Professor Miri Rubin, Professor of Medieval and Early Modern History Queen Mary's School of History has written an opinion piece for The Conversation where she explores the history of Passover.
8 April 2020
On April 8, Jewish families and their friends will be celebrating the first night of the week of Passover, with the most convivial gathering of the year: the Seder meal.
The Seder celebrates the memory of Exodus, when a people bound to labour in Egypt for centuries gained its freedom. So profound was this experience that survivors and future generations were instructed to retell the story annually to their sons and daughters. They were meant to narrate the marvel of Exodus – from slavery to freedom – keenly, as if they had lived it themselves.
My research as a historian of religious culture has led me to investigate attitudes to Passover in medieval and early modern Europe.
Christianity was the dominant religious culture, but Passover had become part of the Christian story too. Not only did Jesus celebrate it with his disciples in Jerusalem on what became Maundy Thursday, but the meal – its unleavened bread (matza), wine and roast lamb – symbolised the new covenant he heralded.
The Passover meal was understood by Christians as the first mass, when at the altar was transformed into Christ’s flesh and blood.
From Maundy Thursday, the Christian story looked on to the Crucifixion on Good Friday and Resurrection on Easter Sunday. The Christian calendar diverged from the Jewish one, but Passover and Easter were never too far apart.
At the core of the Christian experience was a devotional reliving of the last days of Jesus on earth – and identifying with his sacrificial death – for which many Europeans believed Jews to have been be guilty. Hence Easter was a time of great tension, when Christians viewed their Jewish neighbours through a damning historical lens, especially on Good Friday. To avoid violence, medieval communities often ordered Jews to stay indoors during Holy Week.
It is not surprising that Holy Week became the backdrop to the cruellest libel against Jews – the accusation of child murder. My research has followed the development of the first known accusation, from Norwich around 1150.
On Easter Saturday 1144 the body of a 12-year-old boy was found in a shallow grave outside the city. A rumour blamed the local Jews of murder.
Several years later, a new monk of Norwich Cathedral, Thomas of Monmouth, revisited the story and composed a compelling account which ascribed the child’s death to the Jews as part of a worldwide Jewish conspiracy. He invented the narrative of how the Jews enticed the boy to their house during Passover 1144, which began four days before Easter. He described how the boy was fed, then tortured with sharp instruments, and finally was hung from the doorposts of the Jewish house.

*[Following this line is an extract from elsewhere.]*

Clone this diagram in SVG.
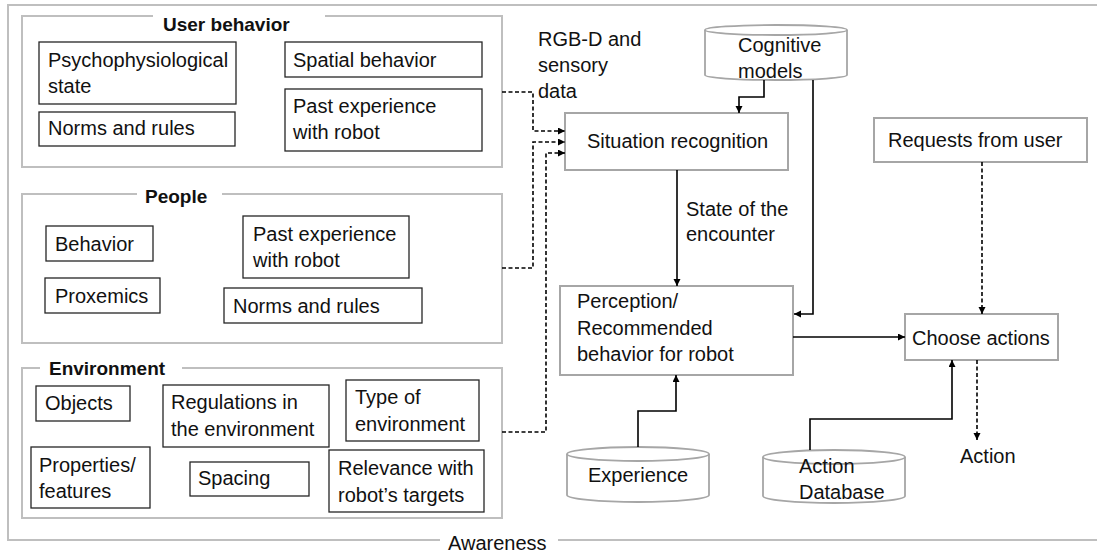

Steeped in scriptural language and allusion, the narrative called for punishment of the Jews and established a cult of the boy as a martyr. When the story reached the European continent it acquired further bloody layers and became what is known as the blood libel – the accusation the Jews used the blood of Christian children in ritual.
In England, a similar account emerged in Lincoln in 1255 and 19 Jews were killed in the aftermath. It became sufficiently embedded in English culture to be mentioned in Chaucer’s Canterbury Tales. It hovers in the background of Shakespeare’s Merchant of Venice.
The Seder meal itself evokes a difficult history. Pungent herbs stand for the bitterness of slavery. The matzah reminds of the unleavened bread the Israelites made in haste, in fear of recapture by Pharaoh’s men.
But it is an occasion of conviviality and joy. The meal is punctuated by inducements, to keep the children interested: sweet foods, the promise of gifts, and most thrilling of all, the singing of a chant reserved for the youngest participant: Mah Nishtana? (How is this night different from all others?)
It is a dinner at which reading is not only allowed, but required. Its script is the Haggadah, a book made up of biblical verse, blessings, chants and scholarly commentaries. The modern Seder preserves the words, the customs and many of the foods that were customary in medieval Europe.
This year the Seder will be different. There will be fewer family members gathering together though some of us are already experimenting with Zoom. And yet it must be a refection on freedom – personal and collective. We may better understand the yearning of those who sang Let My People Go, or the anxious attempts at festivity in ghettos, medieval and modern.
As doctors and nurses of all faiths and none work together to save lives while endangering their own, there has never been a better time to re-examine our rituals, finding in them strength and hope, and ridding them of division.